Amanda was silent. Will had introduced her to Angie once-not by choice. She had taken him to the hospital when Amanda had shot him with the nail gun. Inconceivably, the two women had gotten along.
Finally, she spoke. “So, what you’re saying is, based on some unanswered phone calls and a few spots on a driveway, you’re taking a convicted felon over state lines to look for an Atlanta police detective who may or may not have snatched another detective in broad daylight?”
“You need to search his house.”
“This is the house in DeKalb County’s jurisdiction? How do you propose I get a warrant, Dr. Trent? Not that your mysterious oil stains in the drive aren’t compelling, but I doubt there’s a judge alive who would sign off on it.”
“Amanda,” Will said, trying to control his voice. “You are a nasty, horrible person, but you have always had my back every time I worked a case. Don’t do this to me now.”
“Well, Will,” she countered. “You are a high-functioning dyslexic who reads on a second-grade level, but let’s not throw stones.”
Will felt all the saliva in his mouth dry up. When had she found out?

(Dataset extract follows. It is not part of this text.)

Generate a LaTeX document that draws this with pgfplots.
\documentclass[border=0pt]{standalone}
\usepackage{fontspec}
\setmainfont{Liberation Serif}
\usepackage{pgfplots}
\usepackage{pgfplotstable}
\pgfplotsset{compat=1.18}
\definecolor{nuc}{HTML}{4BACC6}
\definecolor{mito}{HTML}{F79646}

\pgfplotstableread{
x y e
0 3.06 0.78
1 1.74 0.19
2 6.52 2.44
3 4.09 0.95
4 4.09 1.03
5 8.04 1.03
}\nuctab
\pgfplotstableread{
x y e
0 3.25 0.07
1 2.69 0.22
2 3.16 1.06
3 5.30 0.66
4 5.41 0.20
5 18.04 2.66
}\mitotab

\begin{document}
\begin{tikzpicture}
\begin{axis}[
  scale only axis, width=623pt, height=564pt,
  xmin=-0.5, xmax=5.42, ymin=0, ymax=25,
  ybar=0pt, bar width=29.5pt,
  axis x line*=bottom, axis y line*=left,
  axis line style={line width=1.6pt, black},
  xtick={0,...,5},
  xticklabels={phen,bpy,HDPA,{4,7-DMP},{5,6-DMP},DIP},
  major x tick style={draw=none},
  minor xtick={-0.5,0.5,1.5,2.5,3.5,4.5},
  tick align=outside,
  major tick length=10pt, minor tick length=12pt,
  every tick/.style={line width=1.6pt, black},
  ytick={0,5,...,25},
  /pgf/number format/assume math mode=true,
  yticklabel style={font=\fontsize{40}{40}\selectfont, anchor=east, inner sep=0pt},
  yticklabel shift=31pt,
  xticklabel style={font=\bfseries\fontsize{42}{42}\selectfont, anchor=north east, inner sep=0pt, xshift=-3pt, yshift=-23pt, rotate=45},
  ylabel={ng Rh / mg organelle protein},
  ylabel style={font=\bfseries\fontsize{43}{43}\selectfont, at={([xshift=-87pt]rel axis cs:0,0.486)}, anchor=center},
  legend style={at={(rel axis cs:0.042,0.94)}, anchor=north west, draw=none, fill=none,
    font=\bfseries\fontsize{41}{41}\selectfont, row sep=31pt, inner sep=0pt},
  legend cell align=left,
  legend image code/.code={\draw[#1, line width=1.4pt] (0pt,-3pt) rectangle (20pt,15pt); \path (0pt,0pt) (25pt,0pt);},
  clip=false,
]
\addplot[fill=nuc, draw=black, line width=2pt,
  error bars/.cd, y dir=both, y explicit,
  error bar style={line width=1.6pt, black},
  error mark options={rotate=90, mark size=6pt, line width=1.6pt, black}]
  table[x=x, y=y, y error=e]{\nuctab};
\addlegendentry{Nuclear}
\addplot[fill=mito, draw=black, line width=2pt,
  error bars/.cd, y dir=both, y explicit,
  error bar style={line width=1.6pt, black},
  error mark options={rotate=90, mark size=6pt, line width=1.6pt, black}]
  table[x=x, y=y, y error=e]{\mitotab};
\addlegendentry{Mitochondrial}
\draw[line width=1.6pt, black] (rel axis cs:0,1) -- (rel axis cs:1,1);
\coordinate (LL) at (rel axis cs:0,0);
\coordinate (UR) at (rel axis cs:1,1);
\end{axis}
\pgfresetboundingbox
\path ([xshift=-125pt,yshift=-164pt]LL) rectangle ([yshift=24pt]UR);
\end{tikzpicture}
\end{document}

Amanda said, “I don’t have many friends in Tennessee, Will. I can’t reach out to them to help you with nothing more to go on than the bad feeling in your gut and we both know Yip Gomez would rather eat his own shit than give you a hand.” Yip was Will’s old boss in the northwest field office. She added, “This is why I keep telling you not to burn bridges,” as if now was the time for one of her lessons.
“I don’t know what you want me to say,” he admitted. “You’re right. This could be nothing. I could get there and it could be just a waste of time, but I can’t stand around not doing anything, Amanda.”

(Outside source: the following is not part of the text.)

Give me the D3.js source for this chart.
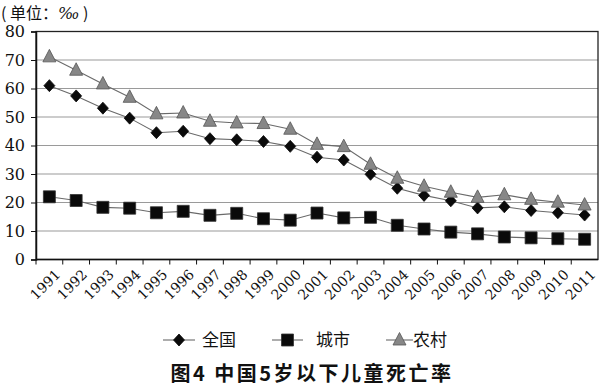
<!DOCTYPE html>
<html lang="zh">
<head>
<meta charset="UTF-8">
<script src="https://d3js.org/d3.v7.min.js"></script>
<style>
  body { margin:0; background:#fff; }
  .grid line { stroke:#9a9a9a; stroke-width:1.2px; }
  .num { font-family: "DejaVu Serif", "Liberation Serif", serif; fill:#111; }
  .cjk { font-family: "Noto Sans CJK SC", sans-serif; fill:#111; }
</style>
</head>
<body>
<svg id="chart" width="600" height="386"></svg>
<script>
// data
const years = ["1991","1992","1993","1994","1995","1996","1997","1998","1999","2000","2001","2002","2003","2004","2005","2006","2007","2008","2009","2010","2011"];
const national = [61.0,57.4,53.1,49.6,44.5,45.0,42.4,42.0,41.4,39.7,35.9,34.9,29.9,25.0,22.5,20.6,18.1,18.5,17.2,16.4,15.6];
const urban = [22.0,20.7,18.3,18.0,16.4,16.9,15.5,16.2,14.3,13.8,16.3,14.6,14.8,12.0,10.7,9.6,9.0,7.9,7.6,7.3,7.1];
const rural = [71.1,66.4,61.6,56.9,51.1,51.4,48.5,47.9,47.7,45.7,40.4,39.6,33.4,28.5,25.7,23.6,21.8,22.7,21.1,20.1,19.1];
const yTicks = [0,10,20,30,40,50,60,70,80];
const seriesNames = ["全国","城市","农村"];

let svg = d3.select("#chart");
let plotLeft = 36, plotRight = 598, plotTop = 31.5, plotBottom = 259.5;

let x = d3.scaleBand().domain(years).range([plotLeft, plotRight]);
let y = d3.scaleLinear().domain([0, 80]).range([plotBottom, plotTop]);

// gridlines
svg.append("g").attr("class","grid")
  .selectAll("line").data(yTicks.filter(d => d > 0 && d < 80)).enter()
  .append("line")
  .attr("x1", plotLeft).attr("x2", plotRight)
  .attr("y1", d => y(d)).attr("y2", d => y(d));

// frame
svg.append("rect")
  .attr("x", plotLeft).attr("y", plotTop)
  .attr("width", plotRight - plotLeft).attr("height", plotBottom - plotTop)
  .style("fill","none").style("stroke","#222").style("stroke-width",1.3);

// y axis
let yAxis = svg.append("g")
  .attr("transform","translate(" + plotLeft + ",0)")
  .call(d3.axisLeft(y).tickValues(yTicks).tickSize(5).tickPadding(6));
yAxis.attr("font-family", null).attr("font-size", null);
yAxis.select(".domain").style("stroke","#111").style("stroke-width",1.5);
yAxis.selectAll(".tick line").style("stroke","#111");
yAxis.selectAll("text").attr("class","num").attr("fill", null).style("font-size","16px");

// x axis: ticks at band edges, labels at band centres
let xa = svg.append("g");
xa.append("line").attr("x1", plotLeft).attr("x2", plotRight)
  .attr("y1", plotBottom).attr("y2", plotBottom)
  .style("stroke","#111").style("stroke-width",1.5);
xa.selectAll(".xt").data(years).enter().append("line")
  .attr("x1", d => x(d)).attr("x2", d => x(d))
  .attr("y1", plotBottom).attr("y2", plotBottom + 5)
  .style("stroke","#111");
xa.selectAll(".xl").data(years).enter().append("text")
  .attr("class","num")
  .attr("transform", d => "translate(" + (x(d) + x.bandwidth()/2 + 5) + "," + (plotBottom + 9) + ") rotate(-45)")
  .attr("text-anchor","end")
  .attr("dy","0.7em")
  .style("font-size","14px")
  .text(d => d);

// series
let line = d3.line().x((d,i) => x(years[i]) + x.bandwidth()/2).y(d => y(d));
let lineColor = "#6a6a6a";

function drawLine(vals) {
  svg.append("path").datum(vals)
    .attr("d", line)
    .style("fill","none").style("stroke",lineColor).style("stroke-width",1.1);
}
drawLine(national);
drawLine(urban);
drawLine(rural);

let diamond = "M0,-6L5.5,0L0,6L-5.5,0Z";
let square = "M-6,-6L6,-6L6,6L-6,6Z";
let triangle = "M0,-7.5L6.5,5L-6.5,5Z";

function drawMarks(vals, shape, fill, stroke) {
  svg.append("g").selectAll("path").data(vals).enter()
    .append("path")
    .attr("d", shape)
    .attr("transform", (d,i) => "translate(" + (x(years[i]) + x.bandwidth()/2) + "," + y(d) + ")")
    .style("fill", fill).style("stroke", stroke).style("stroke-width", 0.8);
}
drawMarks(urban, square, "#0a0a0a", "#333");
drawMarks(national, diamond, "#0a0a0a", "#0a0a0a");
drawMarks(rural, triangle, "#878787", "#555");

// legend
let legendItems = [
  {name: seriesNames[0], shape: diamond, fill:"#0a0a0a", stroke:"#0a0a0a", x1:163, x2:195, tx:202},
  {name: seriesNames[1], shape: square, fill:"#0a0a0a", stroke:"#333", x1:272, x2:303, tx:316},
  {name: seriesNames[2], shape: triangle, fill:"#878787", stroke:"#555", x1:386, x2:413, tx:413}
];
let ly = 340;
legendItems.forEach(function(d) {
  svg.append("line").attr("x1", d.x1).attr("x2", d.x2).attr("y1", ly).attr("y2", ly)
    .style("stroke", lineColor).style("stroke-width", 1.1);
  svg.append("path").attr("d", d.shape)
    .attr("transform","translate(" + ((d.x1 + d.x2)/2) + "," + ly + ")")
    .style("fill", d.fill).style("stroke", d.stroke).style("stroke-width",0.8);
  svg.append("text").attr("class","cjk")
    .attr("x", d.tx).attr("y", ly).attr("dy","0.35em")
    .style("font-size","17px")
    .text(d.name);
});

// unit label
let unit = svg.append("text").attr("class","cjk")
  .attr("x", 1).attr("y", 13).attr("dy","0.35em")
  .style("font-size","16px");
unit.append("tspan").text("( 单位：");
unit.append("tspan").attr("class","num").style("font-style","italic").style("font-size","16px").text("‰");
unit.append("tspan").text(" )");

// title
svg.append("text").attr("class","cjk")
  .attr("x", 312).attr("y", 374).attr("dy","0.35em")
  .attr("text-anchor","middle")
  .style("font-size","20px").style("font-weight","bold")
  .style("letter-spacing","2.5px")
  .text("图4  中国5岁以下儿童死亡率");
</script>
</body>
</html>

“You put out an APB on Polaski’s car?” Yes.
She was silent for a few seconds, then asked, “Tell me, this Detective Donnelly, he was the last person to leave Ormewood’s house?” Yes.
“Well, look at this,” Amanda exclaimed, her voice raised in mock surprise. “Caroline just handed me a message. It’s an anonymous tip. A concerned citizen has noticed that Detective Ormewood’s back door has been busted open. I think I should check on it myself, don’t you?”

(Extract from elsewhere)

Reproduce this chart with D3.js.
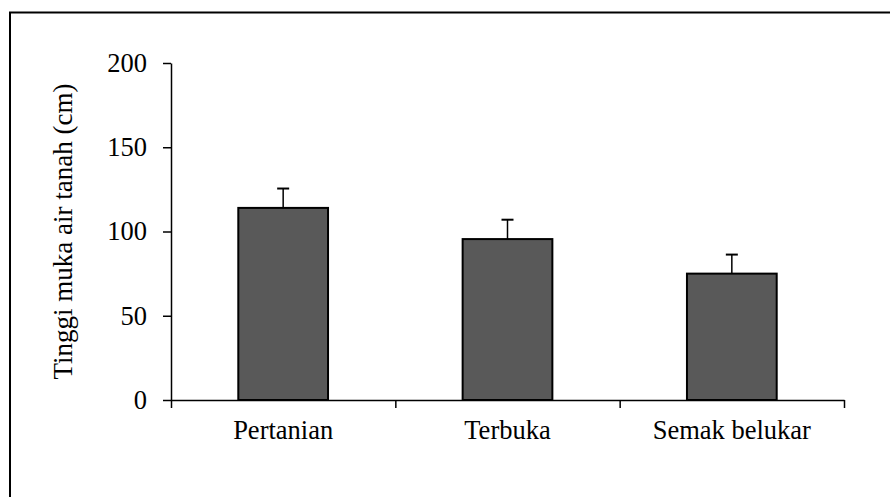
<!DOCTYPE html>
<html>
<head>
<meta charset="utf-8">
<script src="https://cdn.jsdelivr.net/npm/d3@7"></script>
<style>
  body { margin: 0; background: #fff; }
</style>
</head>
<body>
<div id="chart"></div>
<script>
const categories = ["Pertanian", "Terbuka", "Semak belukar"]
const means = [114, 95.5, 75]
const errors = [11.5, 11.5, 11.3]
const yTicks = [0, 50, 100, 150, 200]

const W = 890, H = 497
const margin = { top: 63, right: 46, bottom: 97, left: 171 }
const width = W - margin.left - margin.right
const height = H - margin.top - margin.bottom
const FONT = "'Liberation Serif', 'Times New Roman', serif"
const FS = 26.5

const svg = d3.select('#chart').append('svg').attr("width", W).attr("height", H)

// frame (runs off the right and bottom edges in the original)
svg.append('rect')
  .attr("x", 10).attr("y", 12.5)
  .attr("width", W + 20).attr("height", H + 20)
  .attr("fill", "none").attr("stroke", "#000").attr("stroke-width", 2)

const g = svg.append('g').attr("transform", `translate(${margin.left},${margin.top})`)

const x = d3.scaleBand().domain(categories).range([0, width]).paddingInner(0.6).paddingOuter(0.3)
const xEdge = d3.scaleLinear().domain([0, categories.length]).range([0, width])
const y = d3.scaleLinear().domain([0, 200]).range([height, 0])

// bars
g.selectAll('rect.bar')
  .data(categories)
  .enter()
  .append('rect')
  .attr("class", "bar")
  .attr("x", d => x(d))
  .attr("y", (d, i) => y(means[i]))
  .attr("width", x.bandwidth())
  .attr("height", (d, i) => y(0) - y(means[i]))
  .attr("fill", "#595959")
  .attr("stroke", "#000")
  .attr("stroke-width", 2)

// error bars (upper only)
const cap = 6
categories.forEach(function (c, i) {
  const cx = x(c) + x.bandwidth() / 2
  g.append('line')
    .attr("x1", cx).attr("x2", cx)
    .attr("y1", y(means[i])).attr("y2", y(means[i] + errors[i]))
    .attr("stroke", "#000").attr("stroke-width", 1.5)
  g.append('line')
    .attr("x1", cx - cap).attr("x2", cx + cap)
    .attr("y1", y(means[i] + errors[i])).attr("y2", y(means[i] + errors[i]))
    .attr("stroke", "#000").attr("stroke-width", 2)
})

// y axis
const yAxis = g.append('g')
  .call(d3.axisLeft(y).tickValues(yTicks).tickSize(8).tickSizeOuter(0).tickPadding(16))
yAxis.attr("font-family", FONT).attr("font-size", FS)
yAxis.selectAll("text").attr("fill", "#000")
yAxis.selectAll("line, path").attr("stroke", "#000").attr("stroke-width", 1.5)

// x axis: ticks at category boundaries
const xAxis = g.append('g')
  .attr("transform", `translate(0,${height})`)
  .call(d3.axisBottom(xEdge).tickValues([0, 1, 2, 3]).tickFormat("").tickSize(8).tickSizeOuter(0))
xAxis.selectAll("line, path").attr("stroke", "#000").attr("stroke-width", 1.5)

// category labels
g.selectAll('text.cat')
  .data(categories)
  .enter()
  .append('text')
  .attr("class", "cat")
  .attr("x", d => x(d) + x.bandwidth() / 2)
  .attr("y", height + 39)
  .attr("text-anchor", "middle")
  .attr("font-family", FONT)
  .attr("font-size", FS)
  .text(d => d)

// y label
svg.append('text')
  .attr("transform", `translate(72,${margin.top + height / 2}) rotate(-90)`)
  .attr("text-anchor", "middle")
  .attr("font-family", FONT)
  .attr("font-size", 27)
  .text("Tinggi muka air tanah (cm)")
</script>
</body>
</html>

Will felt a wave of relief. Amanda was going to help him. He could almost hear her thinking it through over the phone.
“Thank you,” he breathed. “Thank you.”
“I’ll let you know when I get there.”
Will ended the call. He kept the phone in his hand as he drove, taking the exit onto 575 with an abrupt jerk of the wheel that made John Shelley grab the side of the door like he was afraid they were going to roll. Will had been in such a hurry that he hadn’t even considered how he was going to find the cabin until John had asked for a map. The five-minute detour to the gas station had seemed like a lifetime. If what the neighbor had told Donnelly was right, Michael had about an hour on them. But, then, Michael was probably driving the speed limit, staying under the radar. Will wasn’t being so careful.
John asked, “What did she say?”
“You could have prevented this,” Will told him. “You could have stopped this four days ago.”
“I don’t know what you’re talking about.”
“Michael was with me when Cynthia Barrett died.”
John looked down at the map he had spread across his lap. “I heard she was running across the yard and tripped. Hit her head on a rock and died.”
“Then cut out her own tongue?”
John didn’t offer an answer.
“You should have done something then.”